6. Limitations, Empirical Robustness, and Open Questions

Empirical robustness of ensemble adversarial methods is substantiated primarily for vision models under standard $\ell_p$ -bounded perturbation regimes on datasets such as CIFAR-10/100 and ImageNet. Key limitations and future research directions include:

White-box vulnerability: Simple ensemble strategies can still be broken by attacks that directly optimize over the joint ensemble gradient. Extensions combining ensemble diversity with adversarial training, or hybridizing diversity penalties with robust training objectives, exhibit stronger resistance but often at further computational cost (Shukla et al., 2021, Bui et al., 2020).
Diminishing returns: Robustness gains saturate quickly with ensemble size; scaling beyond $K=8$ yields marginal benefit in typical benchmarks (Saligrama et al., 2020).
Gradient computation overhead: Diversity-regularizers require second-order autodiff and quadratic computations per batch, with nontrivial memory requirements for large $K$ (Kariyappa et al., 2019, Shukla et al., 2021).
Hyperparameter tuning: Robustness is sensitive to trade-off parameters (e.g., regularizer weights $\lambda$ , $\gamma$ ), which require cross-validation (often dataset and architecture-specific).
Architectural diversity: Ensembles with heterogeneous backbones (CNN, ViT, MLP) offer additional security via non-overlapping inductive biases, but aligning such models for joint adversarial optimization is an emerging challenge (Zou et al., 12 Nov 2025, Cao et al., 17 Aug 2025).

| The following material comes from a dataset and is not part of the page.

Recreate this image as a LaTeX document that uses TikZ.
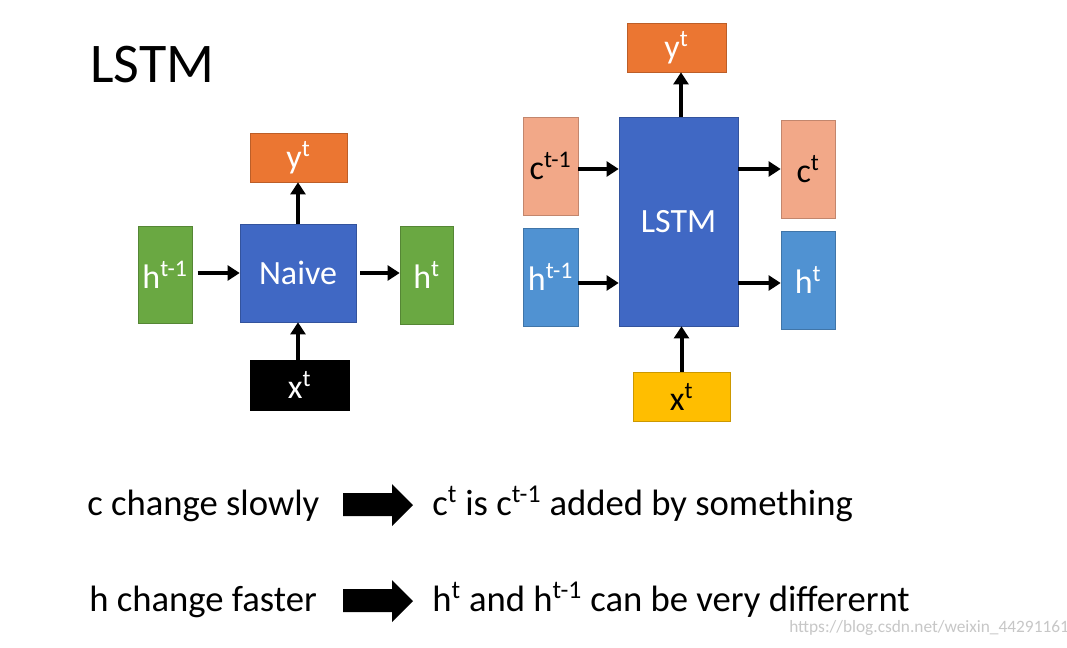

7. Context in the Adversarial Machine Learning Landscape

Ensemble adversarial optimization represents a core paradigm among modern defense and attack strategies, systematically exploited both for transfer-based black-box attack construction and for the deployment of robust predictive pipelines in adversarial settings. The field is characterized by a convergence of ideas from robust optimization, gradient coherence/orthogonality, committee machine theory, and knowledge distillation, with a continued emphasis on practical scalability and the mitigation of overfitting and covariate shift. The ongoing development of methods for dynamically modulating ensemble structure, exploiting architectural heterogeneity, and optimizing both prediction-level and feature-level fusion continues to expand both the empirical scope and theoretical underpinnings of this domain (Saligrama et al., 2020, Kariyappa et al., 2019, Luo et al., 2022, Cai et al., 2021, Shukla et al., 2021).